■ DATA SECTION ■
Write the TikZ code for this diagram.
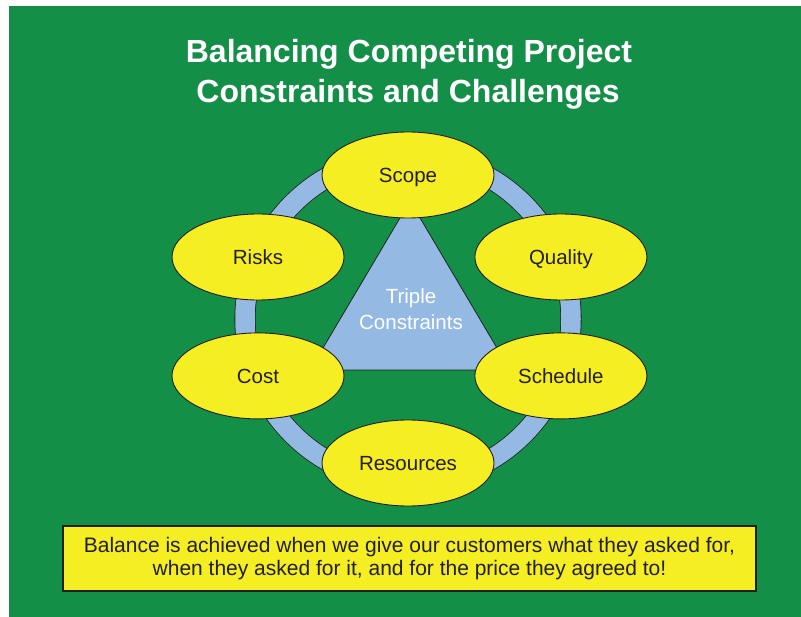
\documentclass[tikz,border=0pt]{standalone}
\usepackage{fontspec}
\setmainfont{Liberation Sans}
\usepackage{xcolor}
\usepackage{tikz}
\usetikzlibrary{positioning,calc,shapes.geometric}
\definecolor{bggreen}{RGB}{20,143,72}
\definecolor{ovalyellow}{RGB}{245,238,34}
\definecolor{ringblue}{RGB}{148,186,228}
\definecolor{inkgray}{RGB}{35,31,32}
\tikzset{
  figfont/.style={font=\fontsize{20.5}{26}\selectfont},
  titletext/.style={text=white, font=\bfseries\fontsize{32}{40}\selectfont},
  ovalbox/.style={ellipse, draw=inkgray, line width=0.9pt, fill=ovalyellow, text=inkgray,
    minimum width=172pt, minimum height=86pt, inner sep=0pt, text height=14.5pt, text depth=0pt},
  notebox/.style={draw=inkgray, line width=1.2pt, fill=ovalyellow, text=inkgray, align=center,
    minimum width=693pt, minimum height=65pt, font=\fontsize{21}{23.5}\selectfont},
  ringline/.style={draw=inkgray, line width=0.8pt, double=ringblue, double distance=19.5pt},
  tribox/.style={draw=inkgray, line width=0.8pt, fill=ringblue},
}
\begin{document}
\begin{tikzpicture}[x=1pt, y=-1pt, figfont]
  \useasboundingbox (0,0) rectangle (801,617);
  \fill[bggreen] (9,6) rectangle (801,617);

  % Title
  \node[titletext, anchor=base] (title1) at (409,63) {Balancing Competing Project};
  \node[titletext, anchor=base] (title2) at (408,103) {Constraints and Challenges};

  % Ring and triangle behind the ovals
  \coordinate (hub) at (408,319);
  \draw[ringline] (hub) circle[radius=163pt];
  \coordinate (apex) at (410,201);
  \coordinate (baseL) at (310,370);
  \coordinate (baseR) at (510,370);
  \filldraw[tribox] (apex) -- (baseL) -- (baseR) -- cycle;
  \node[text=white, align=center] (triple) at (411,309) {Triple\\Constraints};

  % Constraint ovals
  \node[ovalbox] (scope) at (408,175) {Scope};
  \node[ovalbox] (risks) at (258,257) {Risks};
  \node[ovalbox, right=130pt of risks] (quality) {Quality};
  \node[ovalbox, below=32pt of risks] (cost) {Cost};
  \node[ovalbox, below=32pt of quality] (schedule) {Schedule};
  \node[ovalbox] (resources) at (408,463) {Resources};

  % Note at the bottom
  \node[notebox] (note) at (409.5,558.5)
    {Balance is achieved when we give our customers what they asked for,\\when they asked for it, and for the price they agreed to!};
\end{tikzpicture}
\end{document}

■ TASK BRIEF ■
Set the pictures aside and transcribe the data above exactly.

■ WORKED SOLUTION ■
Write the TikZ code for this diagram.
\documentclass[tikz,border=0pt]{standalone}
\usepackage{fontspec}
\setmainfont{Liberation Sans}
\usepackage{xcolor}
\usepackage{tikz}
\usetikzlibrary{positioning,calc,shapes.geometric}
\definecolor{bggreen}{RGB}{20,143,72}
\definecolor{ovalyellow}{RGB}{245,238,34}
\definecolor{ringblue}{RGB}{148,186,228}
\definecolor{inkgray}{RGB}{35,31,32}
\tikzset{
  figfont/.style={font=\fontsize{20.5}{26}\selectfont},
  titletext/.style={text=white, font=\bfseries\fontsize{32}{40}\selectfont},
  ovalbox/.style={ellipse, draw=inkgray, line width=0.9pt, fill=ovalyellow, text=inkgray,
    minimum width=172pt, minimum height=86pt, inner sep=0pt, text height=14.5pt, text depth=0pt},
  notebox/.style={draw=inkgray, line width=1.2pt, fill=ovalyellow, text=inkgray, align=center,
    minimum width=693pt, minimum height=65pt, font=\fontsize{21}{23.5}\selectfont},
  ringline/.style={draw=inkgray, line width=0.8pt, double=ringblue, double distance=19.5pt},
  tribox/.style={draw=inkgray, line width=0.8pt, fill=ringblue},
}
\begin{document}
\begin{tikzpicture}[x=1pt, y=-1pt, figfont]
  \useasboundingbox (0,0) rectangle (801,617);
  \fill[bggreen] (9,6) rectangle (801,617);

  % Title
  \node[titletext, anchor=base] (title1) at (409,63) {Balancing Competing Project};
  \node[titletext, anchor=base] (title2) at (408,103) {Constraints and Challenges};

  % Ring and triangle behind the ovals
  \coordinate (hub) at (408,319);
  \draw[ringline] (hub) circle[radius=163pt];
  \coordinate (apex) at (410,201);
  \coordinate (baseL) at (310,370);
  \coordinate (baseR) at (510,370);
  \filldraw[tribox] (apex) -- (baseL) -- (baseR) -- cycle;
  \node[text=white, align=center] (triple) at (411,309) {Triple\\Constraints};

  % Constraint ovals
  \node[ovalbox] (scope) at (408,175) {Scope};
  \node[ovalbox] (risks) at (258,257) {Risks};
  \node[ovalbox, right=130pt of risks] (quality) {Quality};
  \node[ovalbox, below=32pt of risks] (cost) {Cost};
  \node[ovalbox, below=32pt of quality] (schedule) {Schedule};
  \node[ovalbox] (resources) at (408,463) {Resources};

  % Note at the bottom
  \node[notebox] (note) at (409.5,558.5)
    {Balance is achieved when we give our customers what they asked for,\\when they asked for it, and for the price they agreed to!};
\end{tikzpicture}
\end{document}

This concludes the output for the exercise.